Die Reise nach Mali sei eine spannende Erfahrung gewesen, meint Touré. Mali – das sind für sie ihre Wurzeln. Deutschland, genauer: Schleswig-Holstein, nennt sie ihre Heimat. "Ich will mich nicht zwischen einer dieser beiden Welten entscheiden," sagt sie.

Sie selbst bezeichnet sich als "Afro-Deutsche". Dieser Begriff sei von einer schwarzen, feministischen Frauenbewegung geprägt worden. "Damit kann ich mich gut identifizieren," meint Touré . In Zukunft will sie sich stärker für schwarze Menschen in Deutschland einsetzen. Über 20 Prozent der Deutschen hätten einen Migrationshintergrund. Doch in der Politik spielten sie kaum eine Rolle. Das wolle sie ändern.

Aminata Touré und Barack Obama bei einer Veranstaltung in Berlin im April 2019
Auch den früheren US-Präsidenten Barack Obama hat Aminata Touré bereits getroffenBild: Getty Images/S. Gallup

Tourés Herkunft ist Antrieb und Ursprung ihrer Politik zugleich. Die ersten Lebensjahre verbrachte sie in einer Flüchtlingsunterkunft. Die Familie lebte in permanenter Unsicherheit, ob sie in Deutschland bleiben könne.

"So etwas prägt," meint sie. Anders als ihre Klassenkameradinnen konnte sie keine langfristigen Pläne machen. Ihre Eltern mussten sich ständig mit dem Aufenthaltsrecht und der Angst vor Ausweisung auseinandersetzen. "Sie führten Überlebenskämpfe, hatten keine Zeit für politisches Engagement," meint sie.

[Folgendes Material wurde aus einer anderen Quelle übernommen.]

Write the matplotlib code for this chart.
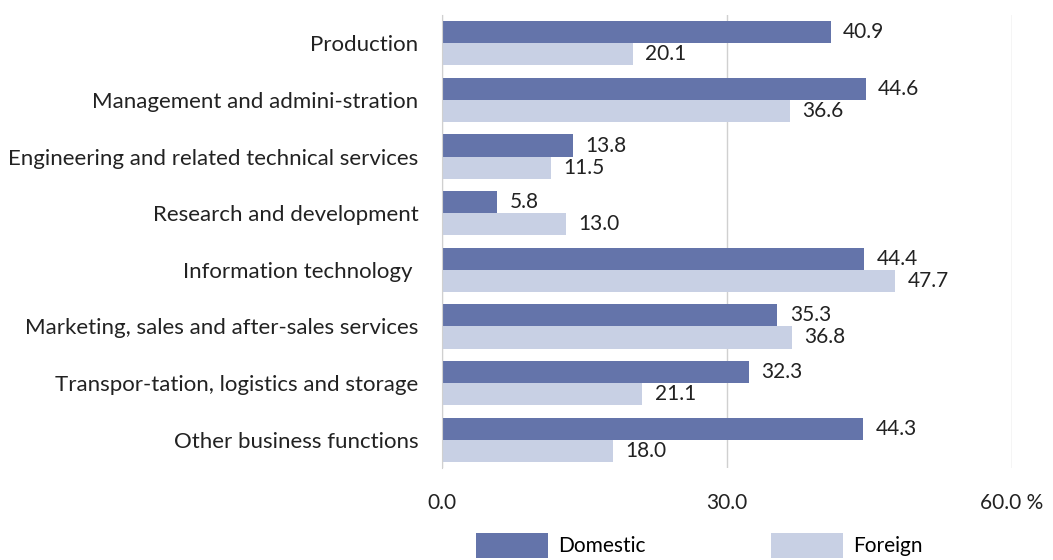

Im Alter von zwölf Jahren wurde Touré deutsche Staatsbürgerin. Da war die Leidenschaft für Politik bei ihr bereits geweckt. "Politik fand ich schon immer spannend," erinnert sie sich. Bei ihr zu Hause habe sie mit den Eltern und Geschwistern die Nachrichten verfolgt.

Nach ihrem Abitur studierte sie Politik, machte ein Praktikum beim Beauftragten für Flüchtlinge im Schleswig-Holsteinischen Landtag. "Da habe ich bemerkt, dass viele Probleme in der Flüchtlingspolitik weiterhin bestehen."

Nah dran an den Entscheidungen

Touré drängt aufgrund ihrer eigenen Betroffenheit auf eine stärkere politische Aufmerksamkeit für genau diese Probleme. "In Deutschland ist es immer noch so, dass 95 Prozent der Menschen, die Themen um Migration und Flucht behandeln, niemals von diesen Gesetzen betroffen sein werden", weiß sie.

Natürlich würden auch andere Politiker ohne Migrationsgeschichte aus Tourés Sicht wichtige und richtige Entscheidungen fällen. Aber wenn es mehr Menschen mit Flüchtlingserfahrung in der Politik gäbe, wäre "manch eine Entscheidung näher an der Lebensrealität der Menschen, die von den Gesetzen direkt betroffen sind“. 

Eindeutige Botschaften

2017 kandidierte Aminata Touré für den Landtag. Klimapolitik war eines der zentralen Themen ihres Wahlkampfes. Dabei ging es ihr nicht um Lifestyle-Fragen, sondern um globale Armutsbekämpfung. "Es geht um das elementare Überleben von Menschen in der Region, aus der meine Eltern stammen."

Die Folgen des Klimawandels würden im Westen kaum bemerkt. Sie aber fühle eine "Verantwortung gegenüber betroffenen afrikanischen Ländern und insbesondere der Bevölkerung in Mali". Was also kann sie in Deutschland tun, damit politische Entscheidungen in der Klimapolitik so getroffen werden, dass sie keine negativen Auswirkungen auf die Heimat ihrer Eltern haben?

Auch in der Asylpolitik engagiert sich Aminata Touré. Sie fordert eine "europäische Lösung", eine bessere und schnellere Integration von Flüchtlingen in Deutschland. Sie kritisiert die Entscheidungen des Bundestags, die Asylpolitik immer weiter zu verschärfen. Die "repressive Asylpolitik" werde Menschen in Not nicht davon abhalten nach Deutschland zu fliehen, meint sie. 

Sie mischt sich auch in andere bundesdeutsche Themen ein. Zum Beispiel in die Debatte, wann Schüler in Deutschland die deutsche Sprache erlernen müssten. Ihre Botschaft an Abgeordnete und Bundesregierung auf Twitter war eindeutig.

Tourés Einsatz für Flüchtlinge gefällt nicht allen. In ihrem Büro erhält die Vizepräsidentin des Landtags mittlerweile auch anonyme Drohbriefe. Doch die junge politische Aufsteigerin lässt sich nicht einschüchtern. Mit gerade einmal 26 Jahren hat sie möglicherweise eine steile Karriere erst vor sich.